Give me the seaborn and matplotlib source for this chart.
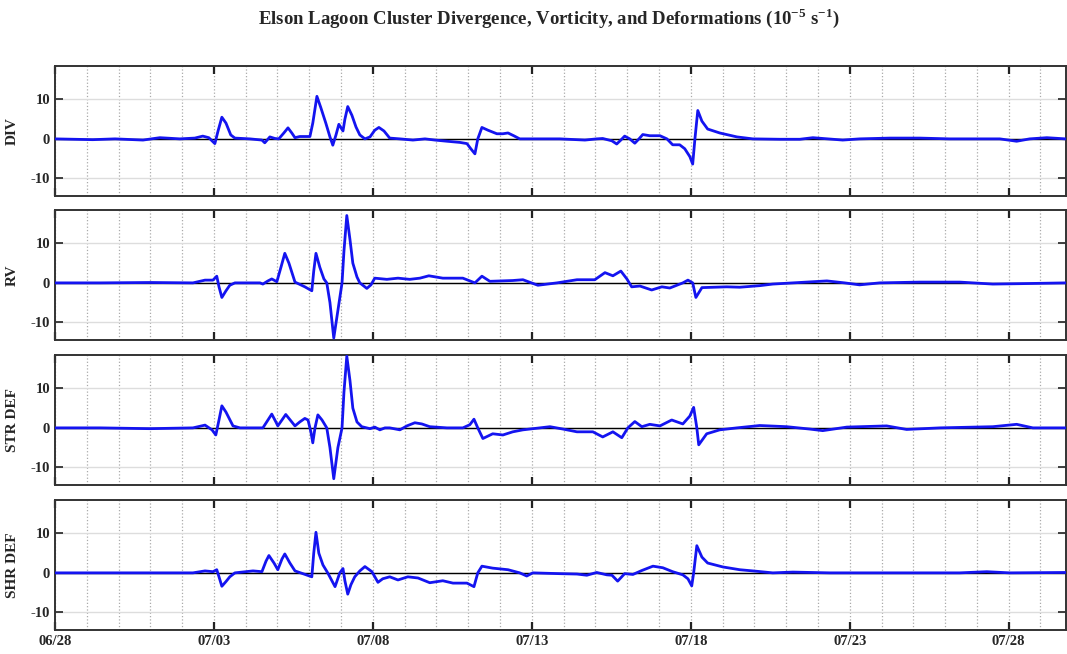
import pandas as pd
import numpy as np
import matplotlib
matplotlib.use("Agg")
import matplotlib.pyplot as plt
import matplotlib.dates as mdates
import seaborn as sns

# time in days after 06/28 00:00, values in 1e-5 s^-1
start = pd.Timestamp("2015-06-28")

div_days = [0, 1.19, 1.89, 2.77, 3.30, 3.93, 4.40, 4.65, 4.84, 5.03, 5.13, 5.25, 5.38, 5.53, 5.66,
            6.13, 6.51, 6.60, 6.76, 6.92, 7.04, 7.20, 7.33, 7.45, 7.55, 7.70, 8.02, 8.11, 8.24, 8.36,
            8.52, 8.65, 8.74, 8.84, 8.93, 9.06, 9.12, 9.21, 9.34, 9.47, 9.59, 9.75, 9.91, 10.06, 10.19,
            10.35, 10.53, 10.85, 11.26, 11.64, 11.95, 12.33, 12.74, 12.96, 13.08, 13.21, 13.30, 13.43,
            13.62, 13.90, 14.09, 14.25, 14.43, 14.62, 15.25, 15.88, 16.67, 17.04, 17.23, 17.52, 17.67,
            17.80, 17.92, 18.08, 18.24, 18.37, 18.49, 18.71, 19.03, 19.25, 19.43, 19.65, 19.81, 19.97,
            20.06, 20.13, 20.22, 20.35, 20.53, 20.91, 21.45, 21.95, 22.80, 23.43, 23.84, 24.78, 25.31,
            26.26, 27.20, 28.14, 29.72, 30.25, 30.66, 31.20, 31.79]
div_vals = [0, -0.2, 0, -0.3, 0.3, 0, 0.2, 0.7, 0.3, -1.2, 2, 5.5, 4, 1, 0.2,
            0, -0.3, -1.0, 0.5, 0.1, 0, 1.5, 2.8, 1.5, 0.3, 0.6, 0.6, 4, 10.8, 8,
            4, 0.5, -1.6, 1, 3.7, 2, 5, 8.2, 6, 3, 1, 0, 0.5, 2.2, 2.9,
            2, 0.2, 0, -0.3, 0, -0.3, -0.6, -0.9, -1.2, -2.5, -3.8, 0, 2.9,
            2.2, 1.3, 1.3, 1.5, 0.8, 0, 0, 0, -0.3, 0, 0.1, -0.5, -1.3,
            -0.3, 0.7, 0, -1.1, 0, 1.1, 0.8, 0.8, 0, -1.5, -1.5, -2.5, -4.5,
            -6.4, 0, 7.2, 4.5, 2.5, 1.5, 0.5, 0, -0.1, -0.1, 0.3, -0.3, 0,
            0.2, 0.2, 0, 0, -0.6, 0, 0.3, 0]

rv_days = [0, 1.42, 2.99, 4.34, 4.72, 4.97, 5.09, 5.16, 5.25, 5.38, 5.50, 5.66, 6.45, 6.54, 6.70,
           6.82, 6.98, 7.11, 7.23, 7.36, 7.55, 7.86, 8.08, 8.14, 8.21, 8.33, 8.46, 8.55, 8.65, 8.77,
           8.90, 9.03, 9.09, 9.18, 9.28, 9.37, 9.50, 9.59, 9.81, 9.94, 10.06, 10.44, 10.79, 11.16,
           11.48, 11.76, 12.20, 12.83, 13.21, 13.43, 13.68, 14.40, 14.72, 15.19, 15.79, 16.42, 16.98,
           17.30, 17.55, 17.80, 17.99, 18.14, 18.40, 18.77, 19.09, 19.34, 19.75, 19.91, 20.06, 20.16,
           20.35, 21.13, 21.54, 22.17, 22.58, 23.21, 24.28, 24.84, 25.31, 25.94, 27.20, 28.46, 29.50,
           30.35, 31.79]
rv_vals = [0, 0, 0.1, 0, 0.7, 0.7, 1.7, -1, -3.7, -2, -0.6, 0, 0, -0.3, 0.5,
           1, 0.3, 4, 7.5, 5, 0.2, -1.0, -2, 3, 7.5, 4, 1, 0, -5, -14,
           -7, 0, 8, 17.1, 11, 5, 1.5, 0, -1.4, -0.5, 1.2, 0.9, 1.2, 0.9,
           1.2, 1.8, 1.2, 1.2, 0, 1.7, 0.4, 0.6, 0.8, -0.6, 0, 0.8, 0.8,
           2.6, 1.8, 3.0, 1.0, -1.0, -0.8, -1.8, -1, -1.3, 0, 0.7, 0, -3.7,
           -1.2, -1, -1.1, -0.7, -0.3, 0, 0.5, 0, -0.5, 0, 0.2, 0.2, -0.3,
           -0.2, 0]

str_days = [0, 1.42, 2.99, 4.34, 4.72, 4.94, 5.06, 5.16, 5.25, 5.38, 5.60, 5.82, 6.54, 6.70, 6.82,
            6.95, 7.01, 7.14, 7.26, 7.42, 7.55, 7.70, 7.86, 7.96, 8.05, 8.11, 8.18, 8.27, 8.40, 8.55,
            8.65, 8.77, 8.90, 9.03, 9.09, 9.18, 9.28, 9.37, 9.50, 9.65, 9.91, 10.06, 10.22, 10.38,
            10.53, 10.85, 11.07, 11.32, 11.54, 11.79, 12.33, 12.83, 13.05, 13.18, 13.30, 13.46, 13.77,
            14.09, 14.40, 14.72, 15.25, 15.57, 15.98, 16.42, 16.92, 17.23, 17.55, 17.83, 18.02, 18.24,
            18.46, 18.71, 19.03, 19.40, 19.75, 19.97, 20.09, 20.19, 20.25, 20.50, 20.91, 21.45, 22.17,
            23.02, 23.74, 24.15, 24.91, 26.16, 26.79, 27.83, 29.50, 30.25, 30.76, 31.79]
str_vals = [0, 0, -0.2, 0, 0.7, -0.5, -1.8, 2, 5.6, 4, 0.5, 0, 0, 2, 3.5,
            1.5, 0.5, 2, 3.4, 1.8, 0.5, 1.5, 2.4, 2, -1, -3.8, 0, 3.3, 2, 0,
            -5, -12.9, -5, 0, 9, 18.2, 12, 5, 1.5, 0.3, -0.2, 0.2, -0.5, 0,
            0, -0.5, 0.5, 1.3, 1, 0.3, 0, 0, 0.8, 2.2, 0, -2.7, -1.5,
            -1.8, -1, -0.5, 0, 0.3, -0.3, -1.0, -1.0, -2.3, -1, -2.5, 0, 1.6,
            0.3, 0.9, 0.5, 2.0, 1, 3, 5.2, 0, -4.3, -1.5, -0.5, 0, 0.6,
            0.3, -0.3, -0.7, 0.2, 0.5, -0.4, 0, 0.3, 0.9, 0, 0]

shr_days = [0, 1.42, 2.99, 4.34, 4.72, 4.97, 5.09, 5.16, 5.25, 5.38, 5.50, 5.66, 6.23, 6.51, 6.64,
            6.73, 6.89, 7.01, 7.14, 7.23, 7.39, 7.55, 8.08, 8.14, 8.21, 8.30, 8.43, 8.58, 8.81, 8.96,
            9.06, 9.12, 9.21, 9.31, 9.43, 9.59, 9.75, 9.97, 10.16, 10.31, 10.53, 10.79, 11.10, 11.42,
            11.79, 12.20, 12.52, 12.96, 13.18, 13.30, 13.43, 13.77, 14.25, 14.62, 14.84, 15.03, 15.88,
            16.42, 16.73, 17.04, 17.36, 17.52, 17.70, 17.92, 18.18, 18.46, 18.81, 19.12, 19.43, 19.75,
            19.91, 20.03, 20.09, 20.19, 20.35, 20.53, 21.01, 21.54, 22.08, 22.58, 23.21, 24.37, 26.57,
            28.46, 29.31, 30.03, 31.79]
shr_vals = [0, 0, 0, 0, 0.5, 0.3, 0.8, -1, -3.4, -2.2, -1, 0, 0.5, 0.3, 3,
            4.4, 2.5, 0.8, 3.5, 4.8, 2.5, 0.5, -1.0, 5, 10.3, 5, 2, 0, -3.5, 0,
            1.1, -2, -5.4, -3, -1, 0.5, 1.6, 0.3, -2.4, -1.5, -1, -1.8, -1, -1.3,
            -2.5, -2, -2.6, -2.6, -3.5, 0, 1.7, 1.2, 0.8, 0, -0.8, 0, -0.2,
            -0.3, -0.6, 0.1, -0.5, -0.6, -2.1, -0.2, -0.4, 0.6, 1.7, 1.3, 0.3, -0.5,
            -1.5, -3.3, 0, 6.9, 4, 2.5, 1.5, 0.8, 0.4, 0, 0.2, 0, 0,
            0, 0.3, 0, 0.1]

panel_labels = ["DIV", "RV", "STR DEF", "SHR DEF"]
series = [(div_days, div_vals), (rv_days, rv_vals), (str_days, str_vals), (shr_days, shr_vals)]
title = "Elson Lagoon Cluster Divergence, Vorticity, and Deformations (10$^{\\mathbf{-5}}$ s$^{\\mathbf{-1}}$)"

sns.set_theme(style="white")
plt.rcParams["font.family"] = ["Liberation Serif", "DejaVu Serif"]
plt.rcParams["font.weight"] = "bold"
plt.rcParams["axes.unicode_minus"] = False
plt.rcParams["mathtext.fontset"] = "custom"
plt.rcParams["mathtext.rm"] = "Liberation Serif:bold"
plt.rcParams["mathtext.bf"] = "Liberation Serif:bold"

fig = plt.figure(figsize=(10.67, 6.54), dpi=100)
bottoms = [0.7003, 0.4801, 0.2584, 0.0367]
xmin = start
xmax = start + pd.Timedelta(days=31.8)

for i, (lab, (d, v)) in enumerate(zip(panel_labels, series)):
    ax = fig.add_axes([0.0515, bottoms[i], 0.9475, 0.1988])
    df = pd.DataFrame({"time": start + pd.to_timedelta(d, unit="D"), "value": v})
    ax.axhline(0, color="black", lw=1.0, zorder=1)
    sns.lineplot(data=df, x="time", y="value", ax=ax, color="#1414f0", lw=2.0, zorder=3)
    ax.set_xlim(xmin, xmax)
    ax.set_ylim(-14.5, 18.5)
    ax.set_yticks([-10, 0, 10])
    ax.xaxis.set_major_locator(mdates.DayLocator(bymonthday=[3, 8, 13, 18, 23, 28]))
    ax.xaxis.set_minor_locator(mdates.DayLocator())
    ax.xaxis.set_major_formatter(mdates.DateFormatter("%m/%d"))
    ax.grid(which="minor", axis="x", color="#aaaaaa", ls=":", lw=0.9)
    ax.grid(which="major", axis="x", color="#aaaaaa", ls=":", lw=0.9)
    ax.grid(which="major", axis="y", color="#dddddd", ls="-", lw=1.0)
    ax.tick_params(axis="x", which="major", direction="in", length=6, width=1.6,
                   top=True, bottom=True, color="#222222", labelsize=10.5)
    ax.tick_params(axis="x", which="minor", length=0)
    ax.tick_params(axis="y", direction="in", length=6, width=1.2, left=True, right=True,
                   color="#222222", labelsize=10.5)
    for s in ax.spines.values():
        s.set_color("#333333")
        s.set_linewidth(1.4)
    ax.set_xlabel("")
    ax.set_ylabel(lab, fontsize=11, fontweight="bold", labelpad=4)
    ax.yaxis.set_label_coords(-0.036, 0.5)
    if i < 3:
        ax.set_xticklabels([])

fig.text(0.514, 0.972, title, ha="center", va="center", fontsize=13.5, fontweight="bold")
fig.savefig("out.png", dpi=100)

:::::

Written task: Write out exactly the lines between the start of the data and the line with "import seaborn as sns", including both, but none of the pictures.

Exercise response:
Give me the seaborn and matplotlib source for this chart.
import pandas as pd
import numpy as np
import matplotlib
matplotlib.use("Agg")
import matplotlib.pyplot as plt
import matplotlib.dates as mdates
import seaborn as sns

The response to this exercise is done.